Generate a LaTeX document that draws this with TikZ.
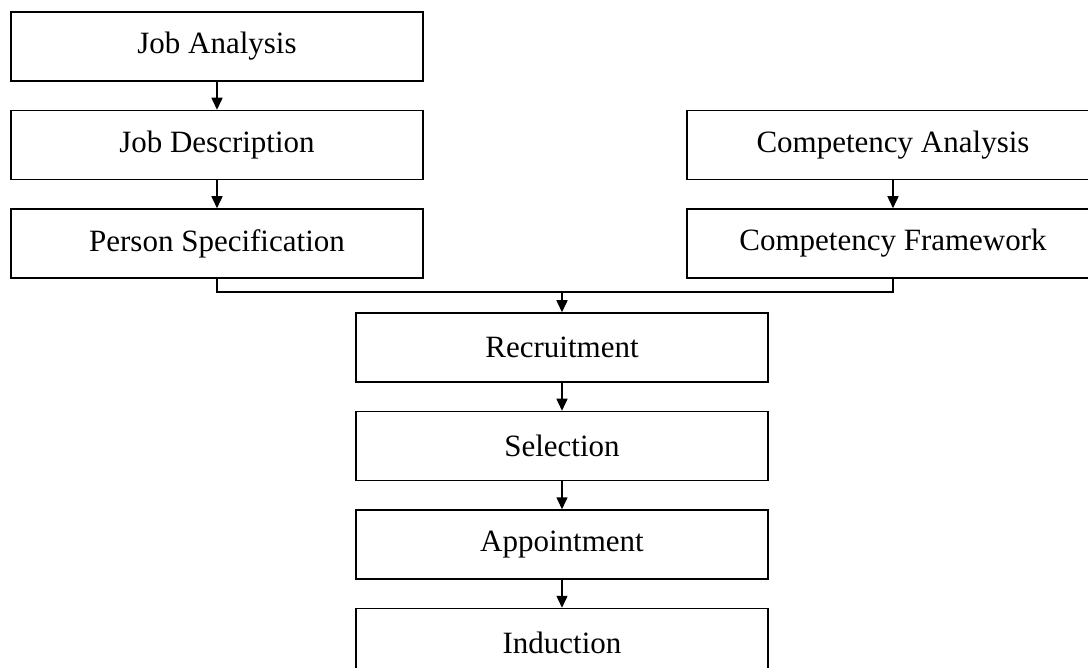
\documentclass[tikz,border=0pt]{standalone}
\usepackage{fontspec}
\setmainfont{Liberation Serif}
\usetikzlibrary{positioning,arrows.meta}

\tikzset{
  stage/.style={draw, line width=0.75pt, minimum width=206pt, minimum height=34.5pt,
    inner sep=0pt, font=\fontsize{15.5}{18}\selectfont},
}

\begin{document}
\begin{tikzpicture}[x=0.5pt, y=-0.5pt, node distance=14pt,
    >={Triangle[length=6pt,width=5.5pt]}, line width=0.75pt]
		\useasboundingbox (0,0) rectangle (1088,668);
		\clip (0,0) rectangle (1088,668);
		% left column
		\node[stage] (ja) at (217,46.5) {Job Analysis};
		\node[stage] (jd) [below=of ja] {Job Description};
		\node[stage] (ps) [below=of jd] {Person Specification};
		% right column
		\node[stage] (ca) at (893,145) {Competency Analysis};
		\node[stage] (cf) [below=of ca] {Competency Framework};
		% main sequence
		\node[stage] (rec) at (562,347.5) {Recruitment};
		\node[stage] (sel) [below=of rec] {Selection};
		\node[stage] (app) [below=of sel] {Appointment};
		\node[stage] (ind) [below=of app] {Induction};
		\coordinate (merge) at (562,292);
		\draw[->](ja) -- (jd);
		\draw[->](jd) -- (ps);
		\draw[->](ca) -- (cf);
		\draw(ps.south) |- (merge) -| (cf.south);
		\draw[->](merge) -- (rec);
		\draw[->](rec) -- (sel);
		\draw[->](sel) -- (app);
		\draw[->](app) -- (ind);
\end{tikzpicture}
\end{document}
────────────────────
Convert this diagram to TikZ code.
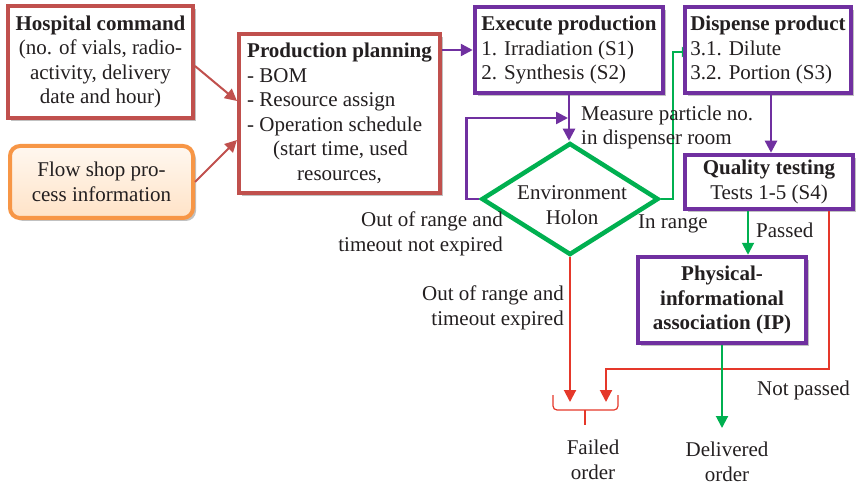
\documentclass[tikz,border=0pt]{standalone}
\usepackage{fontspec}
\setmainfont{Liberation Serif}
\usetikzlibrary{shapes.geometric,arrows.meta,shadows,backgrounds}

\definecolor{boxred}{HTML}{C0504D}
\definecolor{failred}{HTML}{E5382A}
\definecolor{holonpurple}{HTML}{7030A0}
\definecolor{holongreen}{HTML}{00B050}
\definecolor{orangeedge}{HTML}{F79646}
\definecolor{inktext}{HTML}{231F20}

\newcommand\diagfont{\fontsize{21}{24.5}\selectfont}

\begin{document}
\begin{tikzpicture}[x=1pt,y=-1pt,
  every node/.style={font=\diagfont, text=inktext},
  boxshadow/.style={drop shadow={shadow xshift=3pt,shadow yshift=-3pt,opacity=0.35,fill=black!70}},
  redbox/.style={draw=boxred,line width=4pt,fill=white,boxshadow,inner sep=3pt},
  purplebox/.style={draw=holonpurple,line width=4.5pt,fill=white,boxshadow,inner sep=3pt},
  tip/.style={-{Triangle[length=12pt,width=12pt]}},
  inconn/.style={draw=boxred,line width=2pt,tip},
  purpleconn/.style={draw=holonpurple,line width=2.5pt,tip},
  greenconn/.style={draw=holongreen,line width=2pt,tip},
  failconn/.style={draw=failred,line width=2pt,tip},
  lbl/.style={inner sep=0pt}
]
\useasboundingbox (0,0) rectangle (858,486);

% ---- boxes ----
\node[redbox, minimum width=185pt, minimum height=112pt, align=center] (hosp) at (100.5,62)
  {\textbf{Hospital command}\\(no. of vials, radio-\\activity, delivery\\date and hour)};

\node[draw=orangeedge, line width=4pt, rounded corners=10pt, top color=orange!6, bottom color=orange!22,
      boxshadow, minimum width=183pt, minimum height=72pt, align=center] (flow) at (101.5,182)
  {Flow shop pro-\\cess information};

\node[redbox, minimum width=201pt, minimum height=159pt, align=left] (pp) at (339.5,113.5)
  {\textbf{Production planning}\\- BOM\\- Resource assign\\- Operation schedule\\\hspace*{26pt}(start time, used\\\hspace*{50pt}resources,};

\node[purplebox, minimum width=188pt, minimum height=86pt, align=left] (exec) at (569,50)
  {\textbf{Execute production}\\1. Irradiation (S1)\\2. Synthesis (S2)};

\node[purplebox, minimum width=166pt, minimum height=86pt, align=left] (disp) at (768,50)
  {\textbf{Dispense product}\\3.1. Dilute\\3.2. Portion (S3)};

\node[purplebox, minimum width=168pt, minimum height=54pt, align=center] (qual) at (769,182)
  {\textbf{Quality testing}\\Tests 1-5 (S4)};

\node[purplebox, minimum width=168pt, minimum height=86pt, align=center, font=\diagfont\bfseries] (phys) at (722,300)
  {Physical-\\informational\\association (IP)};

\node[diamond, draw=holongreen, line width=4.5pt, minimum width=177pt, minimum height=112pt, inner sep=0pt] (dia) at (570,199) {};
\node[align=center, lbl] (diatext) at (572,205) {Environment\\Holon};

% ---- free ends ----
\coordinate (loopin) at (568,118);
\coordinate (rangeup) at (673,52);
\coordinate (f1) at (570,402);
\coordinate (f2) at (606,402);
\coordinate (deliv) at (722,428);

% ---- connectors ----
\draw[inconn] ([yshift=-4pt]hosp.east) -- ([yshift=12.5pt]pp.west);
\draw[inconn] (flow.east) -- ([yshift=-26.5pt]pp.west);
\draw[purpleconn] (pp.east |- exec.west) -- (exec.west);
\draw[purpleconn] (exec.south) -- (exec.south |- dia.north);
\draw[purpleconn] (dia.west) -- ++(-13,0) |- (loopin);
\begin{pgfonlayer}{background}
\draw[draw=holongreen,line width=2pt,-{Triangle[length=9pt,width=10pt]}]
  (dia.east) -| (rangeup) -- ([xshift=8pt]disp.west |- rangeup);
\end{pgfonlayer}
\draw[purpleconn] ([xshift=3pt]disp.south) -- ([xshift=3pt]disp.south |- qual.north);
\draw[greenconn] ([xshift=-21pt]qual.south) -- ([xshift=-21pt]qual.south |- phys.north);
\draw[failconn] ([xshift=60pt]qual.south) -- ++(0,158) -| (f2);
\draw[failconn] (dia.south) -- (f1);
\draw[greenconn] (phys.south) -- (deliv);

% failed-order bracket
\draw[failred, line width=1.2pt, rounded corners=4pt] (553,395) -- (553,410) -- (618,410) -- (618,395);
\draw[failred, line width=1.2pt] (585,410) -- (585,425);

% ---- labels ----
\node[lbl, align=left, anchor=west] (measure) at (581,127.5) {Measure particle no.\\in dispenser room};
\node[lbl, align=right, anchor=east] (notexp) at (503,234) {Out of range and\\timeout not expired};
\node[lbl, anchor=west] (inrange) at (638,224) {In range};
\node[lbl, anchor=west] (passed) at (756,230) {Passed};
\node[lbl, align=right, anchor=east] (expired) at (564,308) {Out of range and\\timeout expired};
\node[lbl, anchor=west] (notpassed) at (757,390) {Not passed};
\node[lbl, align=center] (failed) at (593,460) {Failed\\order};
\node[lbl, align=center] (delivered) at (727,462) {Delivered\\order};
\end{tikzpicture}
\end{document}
────────────────────
▶ _PROBLEM_
Which lines include "this"? Copy each of them out.

▶ _FINISHED TASK_
Generate a LaTeX document that draws this with TikZ.
Convert this diagram to TikZ code.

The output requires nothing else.